Noch ist in Deutschland gar nichts verloren, auch das Prinzip Nationalstaat nicht.
Ich denke, erst wenn Deutschland wirklich "abgeschafft" worden ist, läßt sich die Frage "Nationalstaat weg, was nun ?" sinnvoll beantworten.

Wer weiß denn heute schon, wie die Lage dann konkret aussehen wird, welche Optionen sich bieten werden und welche nicht?

Welcher Mensch kann sich schon auf alle Eventualitäten einstellen und sich entsprechend darauf vorbereiten?

Die gute Idee, der großartige Plan von heute kann sich morgen als "Schnee von gestern" herausstellen, da sie/er nicht zu realisieren ist.

Meines Erachtens ist es daher angezeigt, sich zunächst mit aller Kraft für den Erhalt des Nationalstaats Deutschland als das Land der Deutschen einzusetzen.

Wie auch immer, das ist nicht mehr und nicht weniger als meine Meinung.

Martin

25. Juli 2012 17:17

Man schüttet aus meiner Sicht das Kind mit dem Bade aus, wenn man gegen das Grundgesetz und dessen Grundrechtsordnung damit argumentiert, dass diese nur Mittel zur Repression und Egalisierung sowie Ausdruck der Fremdherrschaft darstellen.

Umgekehrt wird ein Schuh daraus: Die Grundrechte wurden dereinst primär immer als Abwehrrechte des Bürgers gegen einen übermächtigen Staat, dem Leviathan, gesehen. Das heute "Rechte" oder "Konservative" gegen Grundrechte und Verfassung wettern, weil sie darin die Knute der "Gleichmacherei" sehen, ist ein Stück weit - Entschuldigung für den Ausdruck - bürgerliche Dekadenz angesichts des tatsächlich vorhandenen.

Anstatt den Wert einer Verfasstheit, die Abwehrrechte gegenüber einem Staat gerantiert, zu schätzen und diesen Wert wiederherstellen zu wollen, lehnt man diese ab, um dann über einen Etatismus und starken Nationalstaat oder starke Regionen zu reden, bei welchen man selber nicht weis, ob dieser/diese dann wie in Nordkorea aussehen wird/werden oder nicht oder wie und warum überhaupt, da man den Boden einer soliden Grundrechteordnung ohne jede Not verlassen hat. Wie - und das sieht Herr Kleine- Hartlage vollkommen richtig - will man denn überzeugen, wenn man selber kein schlüssiges Angebot hat? Mit dem Rabulieren von irgend einem "Reich" oder einem "Europa der Regionen" (das copyright für letzteren Spruch dürfte übrigens bei der CSU liegen, dass mal nur am Rande)?

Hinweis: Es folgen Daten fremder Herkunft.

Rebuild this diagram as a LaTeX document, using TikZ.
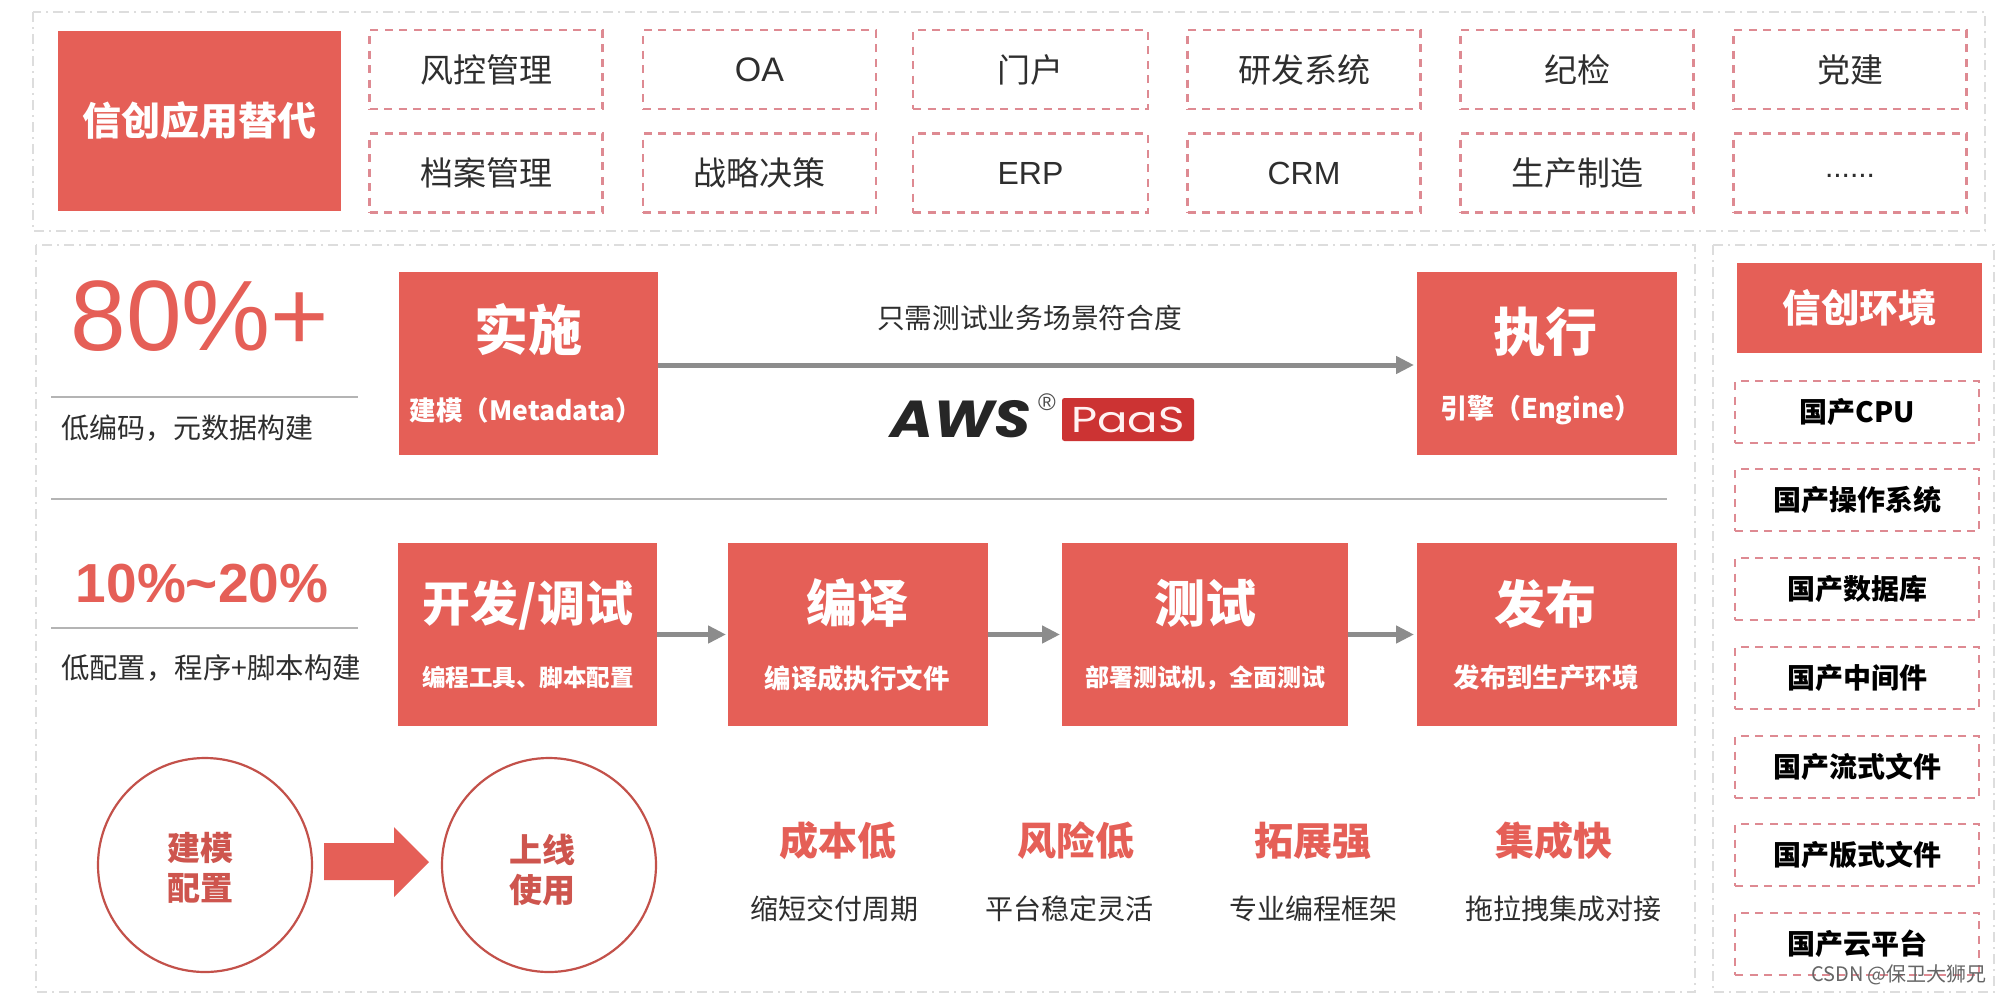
\documentclass[tikz,border=0pt]{standalone}
\usepackage{fontspec}
\setmainfont{Noto Sans CJK SC}
\newfontfamily\arialf{Liberation Sans}
\newfontfamily\popf[FakeStretch=1.12]{Poppins}
\newfontfamily\popw[FakeStretch=1.25]{Poppins}
\definecolor{brand}{HTML}{E55F57}
\definecolor{dashred}{HTML}{DE8A92}
\definecolor{panel}{HTML}{DDDDDD}
\definecolor{ink}{HTML}{2E2E2E}
\definecolor{arrowgray}{HTML}{8C8C8C}
\definecolor{rulegray}{HTML}{B4B4B4}
\definecolor{paasred}{HTML}{CC3333}
\newcommand{\fs}[1]{\fontsize{#1}{#1}\selectfont}
\usetikzlibrary{arrows.meta}
\tikzset{
 txt/.style={inner sep=0pt,outer sep=0pt,align=center,text=ink},
 redbox/.style={fill=brand,draw=none,inner sep=0pt,outer sep=0pt,text=white,font=\bfseries},
 appbox/.style={draw=dashred,line width=2.4pt,dash pattern=on 8pt off 6.5pt,inner sep=0pt,outer sep=0pt,minimum width=233pt,minimum height=79pt,text=ink,font=\fs{33}},
 envbox/.style={draw=dashred,line width=2.4pt,dash pattern=on 8pt off 6.5pt,inner sep=0pt,outer sep=0pt,minimum width=244pt,minimum height=62pt,text=black,font=\bfseries\fs{28}},
 panelbox/.style={draw=panel,line width=1.4pt,dash pattern=on 10pt off 5pt on 2pt off 5pt},
 flow/.style={draw=arrowgray,line width=5pt,-{Triangle[length=18pt,width=17pt,fill=arrowgray]}},
 hrule/.style={draw=rulegray,line width=1.6pt},
 ring/.style={circle,draw=brand!85!black,line width=2.2pt,minimum size=214pt,inner sep=0pt,outer sep=0pt},
 whitesub/.style={text=white,inner sep=0pt,font=\bfseries},
 headred/.style={txt,text=brand,font=\bfseries\fs{39}},
 subdark/.style={txt,font=\fs{28}}
}
\begin{document}
\begin{tikzpicture}[x=1pt,y=-1pt]
\useasboundingbox (0,0) rectangle (2000,994);
\fill[white] (0,0) rectangle (2000,994);
% panels
\draw[panelbox] (33,12) rectangle (1985,231);
\draw[panelbox] (36,245) rectangle (1695,992);
\draw[panelbox] (1713,245) rectangle (1994,992);
% top row
\node[redbox,minimum width=283pt,minimum height=180pt,font=\bfseries\fs{39}] (app) at (199.5,121) {信创应用替代};
\node[appbox] (a1) at (486,69.5) {风控管理};
\node[appbox,font=\arialf\fs{34}] (a2) at (759.5,69.5) {OA};
\node[appbox,minimum width=235pt] (a3) at (1030.5,69.5) {门户};
\node[appbox] (a4) at (1304,69.5) {研发系统};
\node[appbox] (a5) at (1577,69.5) {纪检};
\node[appbox] (a6) at (1850,69.5) {党建};
\node[appbox] (b1) at (486,173) {档案管理};
\node[appbox] (b2) at (759.5,173) {战略决策};
\node[appbox,minimum width=235pt,font=\arialf\fs{32}] (b3) at (1030.5,173) {ERP};
\node[appbox,font=\arialf\fs{32}] (b4) at (1304,173) {CRM};
\node[appbox] (b5) at (1577,173) {生产制造};
\node[appbox,font=\arialf\fs{30}] (b6) at (1850,173) {\raisebox{-8pt}{......}};
% left metrics
\node[txt,text=brand,font=\arialf\fs{100}] (pct) at (200,316) {80\%+};
\coordinate (r1a) at (51,397); \coordinate (r1b) at (358,397);
\draw[hrule] (r1a) -- (r1b);
\node[subdark] (pctsub) at (187,428) {低编码，元数据构建};
\coordinate (sa) at (51,499); \coordinate (sb) at (1667,499);
\draw[hrule] (sa) -- (sb);
\node[txt,text=brand,font=\arialf\bfseries\fs{55}] (pct2) at (202,584) {10\%\char`\~20\%};
\coordinate (r2a) at (51,628); \coordinate (r2b) at (358,628);
\draw[hrule] (r2a) -- (r2b);
\node[subdark,font=\fs{28.4}] (pct2sub) at (211,668) {低配置，程序+脚本构建};
% top flow
\node[redbox,minimum width=259pt,minimum height=183pt] (impl) at (528.5,363.5) {};
\node[whitesub,font=\bfseries\fs{54}] (implt) at (528,330) {实施};
\node[whitesub,font=\bfseries\fs{26.5}] (impls) at (526,410) {建模（Metadata）};
\node[redbox,minimum width=260pt,minimum height=183pt] (exec) at (1547,363.5) {};
\node[whitesub,font=\bfseries\fs{52}] (exect) at (1545,332) {执行};
\node[whitesub,font=\bfseries\fs{27}] (execs) at (1541,410) {引擎（Engine）};
\draw[flow] (impl.east |- 0,365) -- ([xshift=-3pt]exec.west |- 0,365);
\node[txt,font=\fs{27.7}] (need) at (1029.5,318) {只需测试业务场景符合度};
\node[txt,text=black!85,font=\popf\bfseries\itshape\fs{52}] (aws) at (961,419) {AWS};
\node[txt,text=black!70,font=\arialf\fs{24}] (reg) at (1047,402) {®};
\node[fill=paasred,rounded corners=2.5pt,minimum width=132pt,minimum height=43pt,inner sep=0pt,text=white!95!red,font=\popw\fs{36}] (paas) at (1128,419.5) {PaaS};
% lower flow
\node[redbox,minimum width=259pt,minimum height=183pt] (dev) at (527.5,634.5) {};
\node[whitesub,font=\bfseries\fs{48}] (devt) at (528,605) {开发/调试};
\node[whitesub,font=\bfseries\fs{23.5}] (devs) at (528,677) {编程工具、脚本配置};
\node[redbox,minimum width=260pt,minimum height=183pt] (comp) at (858,634.5) {};
\node[whitesub,font=\bfseries\fs{51}] (compt) at (857,603) {编译};
\node[whitesub,font=\bfseries\fs{26.4}] (comps) at (857,678) {编译成执行文件};
\node[redbox,minimum width=286pt,minimum height=183pt] (test) at (1205,634.5) {};
\node[whitesub,font=\bfseries\fs{51}] (testt) at (1205,603) {测试};
\node[whitesub,font=\bfseries\fs{24}] (tests) at (1205,678) {部署测试机，全面测试};
\node[redbox,minimum width=260pt,minimum height=183pt] (pub) at (1547,634.5) {};
\node[whitesub,font=\bfseries\fs{51}] (pubt) at (1545,604) {发布};
\node[whitesub,font=\bfseries\fs{26.4}] (pubs) at (1546,678) {发布到生产环境};
\draw[flow] (dev.east) -- ([xshift=-2pt]comp.west);
\draw[flow] (comp.east) -- ([xshift=-2pt]test.west);
\draw[flow] (test.east) -- ([xshift=-3pt]pub.west);
% circles
\node[ring] (c1) at (205,865) {};
\node[txt,text=brand!90!black,font=\bfseries\fs{33},align=center] (c1t) at (200,868) {建模\\[7pt]配置};
\node[ring] (c2) at (549,865) {};
\node[txt,text=brand!90!black,font=\bfseries\fs{33},align=center] (c2t) at (542,870) {上线\\[7pt]使用};
\fill[brand] (324,843) -- (394,843) -- (394,827) -- (429,862) -- (394,897) -- (394,880) -- (324,880) -- cycle;
% bottom benefits
\node[headred] (h1) at (838,841) {成本低};
\node[headred] (h2) at (1076,841) {风险低};
\node[headred] (h3) at (1313,841) {拓展强};
\node[headred] (h4) at (1554,841) {集成快};
\node[subdark] (s1) at (834,909) {缩短交付周期};
\node[subdark] (s2) at (1069,909) {平台稳定灵活};
\node[subdark] (s3) at (1313,909) {专业编程框架};
\node[subdark] (s4) at (1563,909) {拖拉拽集成对接};
% right column
\node[redbox,minimum width=245pt,minimum height=90pt,font=\bfseries\fs{38.5}] (env) at (1859.5,308) {信创环境};
\node[envbox] (e1) at (1857,412) {国产CPU};
\node[envbox] (e2) at (1857,500) {国产操作系统};
\node[envbox] (e3) at (1857,589) {国产数据库};
\node[envbox] (e4) at (1857,678) {国产中间件};
\node[envbox] (e5) at (1857,767) {国产流式文件};
\node[envbox] (e6) at (1857,855) {国产版式文件};
\node[envbox] (e7) at (1857,944) {国产云平台};
% watermark
\node[txt,text=black!60,font=\fs{20}] (wm) at (1899,975) {CSDN @保卫大狮兄};
\end{tikzpicture}
\end{document}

Der antiliberale Affekt, den man auch zutreffend als antiliberalen Beißreflex bezeichnen kann, ist in einer Situation wie der heutigen, wo man, um einmal Otto Schily zu zitieren und ohne damit RAF-Apologie betreiben zu wollen, nur noch sagen kann:

Wir führen gegen die Macht das Argument des Rechts ins Feld

ein Kardinalfehler der meisten Rechten oder scheinbar Konservativen, die sehr oft (auch aufgrund einer Mohlerschen Polemik) glauben, der "Liberalismus" wäre die Sünde wider den heiligen Geist ohne oftmals Liberalismus und Liberalität und Libertär auch nur zu kennen, geschweige denn, diese Feinheiten richtig unterscheiden zu können.

Dabei geht Liberal und Konservativ beispielsweise sehr gut zusammen, auch wenn man es hier nicht glauben mag.

Der Konservative führt immer das Argument des menschlichen "Mängelwesens" an. Wenn die Menschen mängelbehaftet sind, was aus meiner Sicht voll und ganz zutreffend ist, dann ist auch der Staat, als menschliches Gebilde, mängelbehaftet. Vor dieser Ausgangslage kann man daher einem Staat nur kritisch gegenüber stehen, wie es auch ein echter Liberaler (kein Libertärer!) macht, der einen Staat ja nicht zwingend ablehnt (da er eben kein libertärer ist).

Ein logisches Ergebnis dieser Anschauung ist für einen konservativen (liberalen) dann, dass er einen Staat dann akzeptiert, wenn dieser nach den Grundsätzen der Mängelvermeidung aufgestellt ist. Man kommt damit relativ schnell dazu, eine System der "checks and balances" zu favorisieren und eine Verfasstheit zu bejahen, in welcher es Grundrechte, eine private Eigentumsordnung und einen starken Rechtsstaat gibt, eigentlich all das, wofür unser gutes Grundgesetz in der Fassung vor 1990 gestanden hat.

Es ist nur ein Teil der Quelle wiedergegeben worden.